|SAUER, PAT - Iowa Association Of Municipal Utilities|
Submitted to: Meeting Abstract
Publication Type: Abstract Only
Publication Acceptance Date: 7/17/2012
Publication Date: N/A
Technical Abstract: Urban construction sites often have excessive erosion and compaction after topsoil removal, scraping, and grading. The purpose of this study is to determine if compaction remediation efforts are effective on a simulated urban site. The sod and topsoil were removed, the area was graded to a 1% slope, and the subsoil was compacted by trafficking. The untreated topsoil was re-applied to the control area about 5 cm deep, and compost: topsoil mixture (2:1) was surface applied to the improved area to 15 cm depth.
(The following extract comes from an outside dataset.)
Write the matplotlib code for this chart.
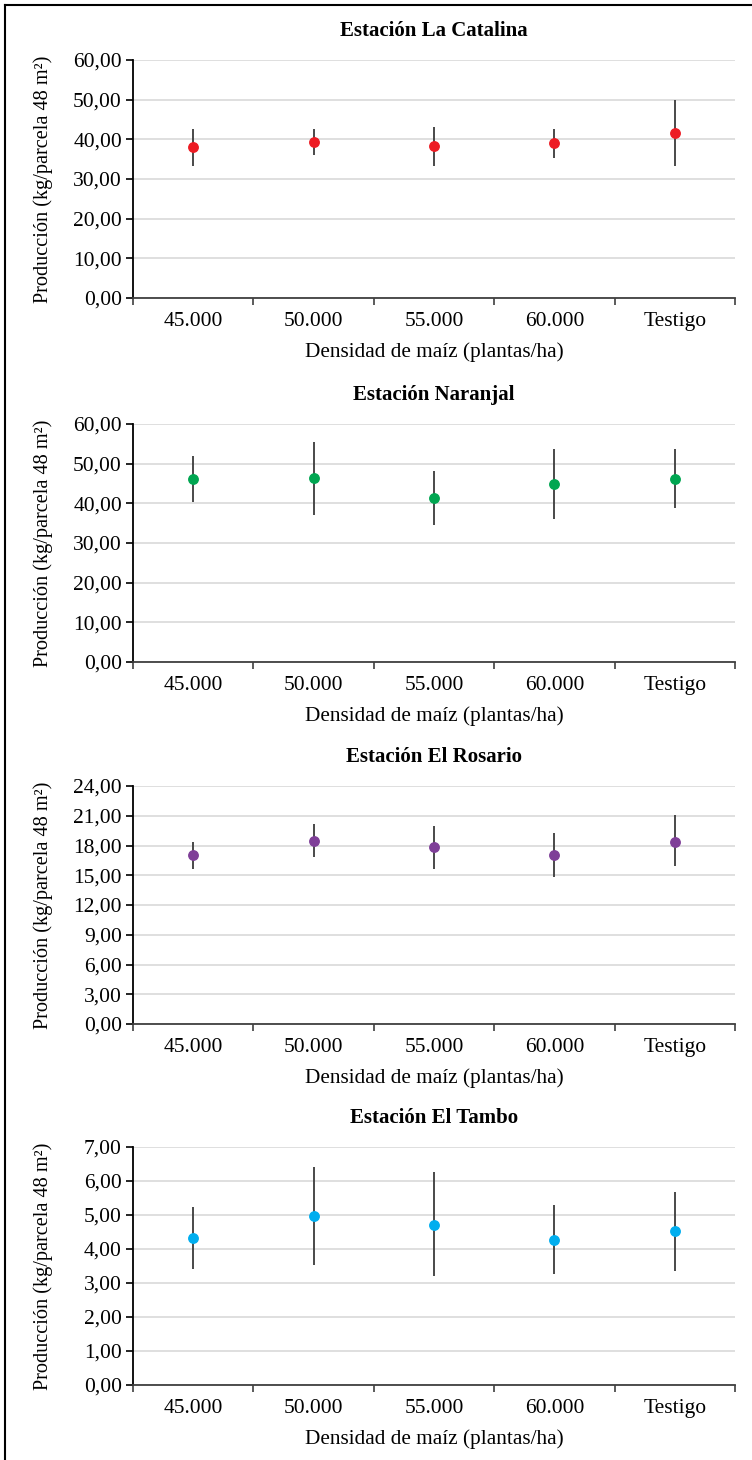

A lawn mixture was planted to the control side (C-3 grasses). A mixture of buffalo grass (Buchloe dactyloides (Nutt.) Engelm.) and blue gamma grass (Bouteloua gracilis H.B.K.) was planted on the treatment side. Additional small trial sites compared the following treatments after topsoil removal and grading: compaction: control with only topsoil added; topsoil, plug aeration, then compost blanket; rototilled to incorporate topsoil and compost; and compost blanket. A bluegrass mixture was planted on all treatments. A Hydra probe was used to manually determine soil water content at ten spots for each treatment. Rainfall simulation was used to evaluate infiltration, runoff, and sediment loss. After three years, blocks of soils were sampled to examine roots and soil structure. The improved area held more water than the control area. Runoff was greater for the improved area than the control area, but sediment loss was reduced. In both control and improved areas, roots penetrated into the dense subsoil around clods or structural units, but the improved area showed more roots penetrating into the subsoil. All of the small sites showed reduced bulk density compared with the control, but there was no significant difference among the compost treatments. None of the treatments alleviated subsoil compaction.